Structure of WebToEpub code

Overview of Files

popup.html and js/main.js provide WebToEpub’s core UI.
- js/ChapterUrls.js, js/CoverImageUI.js, js/DefaultParserUI.js, js/ProgressBar.js and js/UserPreferences.js provide the rest of the UI functionality.
js/ParserFactory.js selects the Parser (derived from js/Parser.js) to use to process each web page.
- js/ImageColletor.js (and js/Imgur.js) are used by the Parsers to handle processing images from the web page.
- js/HttpClient.js is used to fetch web pages (and images, JSON or anything else) from the internet.
js/EpubPacker.js assembles the EPUB file
- js/EpubItem.js and js/EpubItemSupplier.js are a “bridge” to convert the HTML collected by Parsers into items to put into an EPUB.
js/Download.js handles saving the EPUB file to the hard drive. this file is called “Download” because it uses the Download API to do the save. (Yup, it’s a hack.)

File	Description
popup.html	HTML that provides the UI for WebToEpub
js/main.js	Main logic behind popup.html's UI
js/ChapterUrlsUi.js	Logic for the "List of Chapters" on the UI
js/CoverImageUI.js	Logic for the "Select Cover Image" list for Baka-Tsuki on the UI
js/DefaultParserUI.js	Logic for the "Default Parser" on the UI
js/Download.js	Wraps Chrome's Download API. (Handles saving EPUB to hard drive.)
js/EpubItem.js	An item to pack into an EPUB file. (e.g. an XHTML or image file)
js/EpubItemSupplier.js	Converts "files" from internet into EpubItems to pack into an EPUB
js/EpubMetaInfo.js	Container holding metadata for an EPUB.
js/EpubPacker.js	Assembles EPUB using metadata and items from supplier
js/ErrorLog.js	Records errors/warnings and displays to user and/or saves to file
js/Firefox.js	Code that is only needed by Firefox version of WebToEpub
js/HttpClient.js	Wraps making HTTP calls to internet. Retry, decode response, etc.
js/ImageColletor.js	Fetch images from internet, remove duplicates, rewrite image tags for EPUB, etc.
js/Imgur.js	Logic for fetching/processing images and galleries from Imgur
js/Parser.js	Base class for reading a site's HTML and converting into EpubItems
js/ParserFactory.js	Logic to figure out which parser to use for a web page
js/ProgressBar.js	Code to manipulate the Progress Bar on the UI
js/Sanitize.js	Code to cleanup converting HTML to XHMTL
js/UserPreferences.js	UI logic for user to set Options
js/Util.js	Library of miscellaneous functions

Figure out parser to use for web page(s)
Get URLs of web pages that need to be fetched from internet
For each web page
1. Fetch from internet
2. Find content to put in EPUB
3. Find and fetch any images needed on page
Convert web pages into items for EPUB
1. Find content to put in EPUB
2. Remove junk (e.g. Scripts) from content
3. Fixup hyperlinks (e.g. footnotes), remove next/previous chapter links (where possible)
4. Rewrite image tags for EPUB
5. Convert from HTML to XHTML
Assemble the EPUB
1. Generate Manifest
2. Generate Table of Contents
3. Pack items
Save EPUB to hard drive

Note. due to need to fix up hyperlinks that may cross chapters, can’t convert web pages until all pages have been collected.

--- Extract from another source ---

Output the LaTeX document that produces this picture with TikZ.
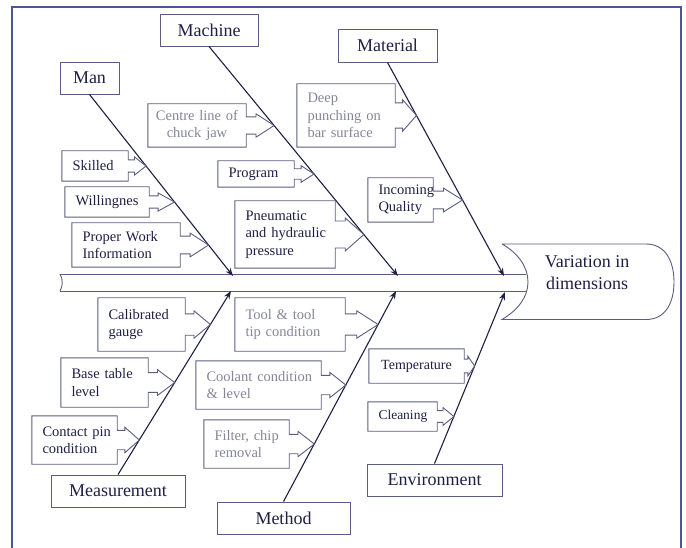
\documentclass[tikz,border=0pt]{standalone}
\usepackage{fontspec}
\setmainfont{Liberation Serif}
\usetikzlibrary{calc,arrows.meta}
\hyphenpenalty=10000
\exhyphenpenalty=10000

\definecolor{framecol}{HTML}{4E5596}
\definecolor{inkcol}{HTML}{1F1F45}
\definecolor{linecol}{HTML}{5C5C80}
\definecolor{greytext}{HTML}{85859A}

\tikzset{
  category/.style={draw=linecol, line width=0.9pt, text=inkcol, inner sep=0pt,
    font=\fontsize{18}{20}\selectfont},
  cause/.style={text=inkcol, inner xsep=10.5pt, inner ysep=0pt, align=left,
    font=\fontsize{14.5}{17.3}\selectfont},
  faded/.style={text=greytext},
  bone/.style={draw=inkcol, line width=1.1pt, -{Stealth[length=8pt,width=6pt]}},
  boxline/.style={draw=linecol, line width=0.9pt},
}

% box outline with its arrow pointing onto a bone (#2--#3)
\newcommand{\causebox}[3]{%
  \coordinate (#1-tip) at (intersection of #1.west--#1.east and #2--#3);
  \draw[boxline] let \p1=(#1.north east), \p2=(#1.south east), \p3=(#1-tip),
      \p4=($(#1.east)!0.35!(#1-tip)$), \n1={0.2*(\y1-\y2)}, \n2={\n1+3} in
    (#1.north west) -- (\p1) -- (\x1,\y3+\n1) -- (\x4,\y3+\n1) -- (\x4,\y3+\n2)
    -- (\p3) -- (\x4,\y3-\n2) -- (\x4,\y3-\n1) -- (\x1,\y3-\n1) -- (\p2)
    -- (#1.south west) -- cycle;
}

\begin{document}
\begin{tikzpicture}[x=1pt,y=-1pt]
  \useasboundingbox (0,0) rectangle (686,548);
  \draw[framecol, line width=2pt] (12,548) -- (12,7) -- (681,7) -- (681,548);

  % spine and head
  \draw[boxline] (60,274) -- (526,274);
  \draw[boxline] (60,291) -- (526,291);
  \draw[boxline] (60,274) .. controls (63,279) and (63,286) .. (60,291);
  \draw[boxline] (502,244) -- (646,244) .. controls (666,244) and (674,262) .. (674,282)
    .. controls (674,302) and (666,319.5) .. (646,319.5) -- (502,319.5)
    .. controls (518,310) and (528,297) .. (528,282)
    .. controls (528,267) and (518,253) .. (502,244);
  \node[text=inkcol, align=center, font=\fontsize{18}{22}\selectfont] (Effect)
    at (587,272.5) {Variation in\\dimensions};

  % main categories
  \node[category, minimum width=59pt, minimum height=32pt] (Man) at (89.5,78) {Man};
  \node[category, minimum width=98pt, minimum height=32pt] (Machine) at (209,30) {Machine};
  \node[category, minimum width=99pt, minimum height=33pt] (Material) at (387.5,45.5) {Material};
  \node[category, minimum width=134pt, minimum height=32pt] (Measurement) at (118,491) {Measurement};
  \node[category, minimum width=133pt, minimum height=32pt] (Method) at (283.5,518) {Method};
  \node[category, minimum width=135pt, minimum height=32pt] (Environment) at (434.5,480) {Environment};

  \coordinate (man-end) at (233,276);
  \coordinate (machine-end) at (398,276);
  \coordinate (material-end) at (504,276);
  \coordinate (measure-end) at (231,291);
  \coordinate (method-end) at (396,291);
  \coordinate (env-end) at (505,292);

  \draw[bone] (Man.south) -- (man-end);
  \draw[bone] (Machine.south) -- (machine-end);
  \draw[bone] (Material.south) -- (material-end);
  \draw[bone] (Measurement.north) -- (measure-end);
  \draw[bone] (Method.north) -- (method-end);
  \draw[bone] (Environment.north) -- (env-end);

  % causes
  \node[cause, text width=45pt, minimum height=30pt] (Skilled) at (95,166) {Skilled};
  \node[cause, text width=63pt, minimum height=30pt] (Willing) at (107,202) {Willingnes};
  \node[cause, text width=87pt, minimum height=44pt] (Proper) at (126,245) {Proper Work\\Information};
  \node[cause, faded, align=center, inner xsep=7pt, text width=84pt, minimum height=43pt] (Centre)
    at (197,125.5) {Centre line of\\chuck jaw};
  \node[cause, text width=55pt, minimum height=26pt] (Program) at (256,174) {Program};
  \node[cause, text width=79pt, minimum height=67pt] (Pneumatic) at (285,234.5)
    {Pneumatic\\and~hydraulic\\pressure};
  \node[cause, faded, text width=77pt, minimum height=63pt] (Deep) at (346,115.5)
    {Deep\\punching~on\\bar~surface};
  \node[cause, text width=44pt, minimum height=44pt] (Incoming) at (400.5,200) {Incoming\\Quality};
  \node[cause, text width=66pt, minimum height=53pt] (Calibrated) at (141.5,324.5) {Calibrated\\gauge};
  \node[cause, text width=66pt, minimum height=49pt] (Base) at (104.5,382.5) {Base~table\\level};
  \node[cause, text width=64pt, minimum height=48pt] (Contact) at (74.5,440) {Contact~pin\\condition};
  \node[cause, faded, text width=89pt, minimum height=53pt] (Tool) at (290,324.5)
    {Tool~\&~tool\\tip~condition};
  \node[cause, faded, text width=104pt, minimum height=48pt] (Coolant) at (258.5,385)
    {Coolant~condition\\\&~level};
  \node[cause, faded, text width=64pt, minimum height=48pt] (Filter) at (246.5,444)
    {Filter,~chip\\removal};
  \node[cause, align=center, text width=74pt, minimum height=34pt, font=\fontsize{14}{16}\selectfont]
    (Temperature) at (416.5,366) {Temperature};
  \node[cause, align=center, text width=48pt, minimum height=29pt, font=\fontsize{13.5}{16}\selectfont]
    (Cleaning) at (402.5,416.5) {Cleaning};

  \causebox{Skilled}{Man.south}{man-end}
  \causebox{Willing}{Man.south}{man-end}
  \causebox{Proper}{Man.south}{man-end}
  \causebox{Centre}{Machine.south}{machine-end}
  \causebox{Program}{Machine.south}{machine-end}
  \causebox{Pneumatic}{Machine.south}{machine-end}
  \causebox{Deep}{Material.south}{material-end}
  \causebox{Incoming}{Material.south}{material-end}
  \causebox{Calibrated}{Measurement.north}{measure-end}
  \causebox{Base}{Measurement.north}{measure-end}
  \causebox{Contact}{Measurement.north}{measure-end}
  \causebox{Tool}{Method.north}{method-end}
  \causebox{Coolant}{Method.north}{method-end}
  \causebox{Filter}{Method.north}{method-end}
  \causebox{Temperature}{Environment.north}{env-end}
  \causebox{Cleaning}{Environment.north}{env-end}
\end{tikzpicture}
\end{document}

ToDo - include special case of EPUB that has multiple sites with different formats requiring different parsers.

Problem	See Parser
Site does not use UTF8 encoding or inform of coding used	69shu
Each chapter spans multiple HTML pages	YushuboParser.js
Chapters "links" in Table of Contents (ToC) are not hyperlinks	ArchiveOfOurOwn
Walk multiple ToC pages to get all Chapters	BabelChain, Scribblehub
Make multiple REST calls to get all ToC "pages" for all Chapters	Novelsect
ToC requires REST call(s) to list all chapters	GravityTales, Lnmtl
ToC across multiple HTML pages	AsianHobbyist, Novelfull, Shinsori, ZenithNovels
Assemble chapter content from JSON	Novelsect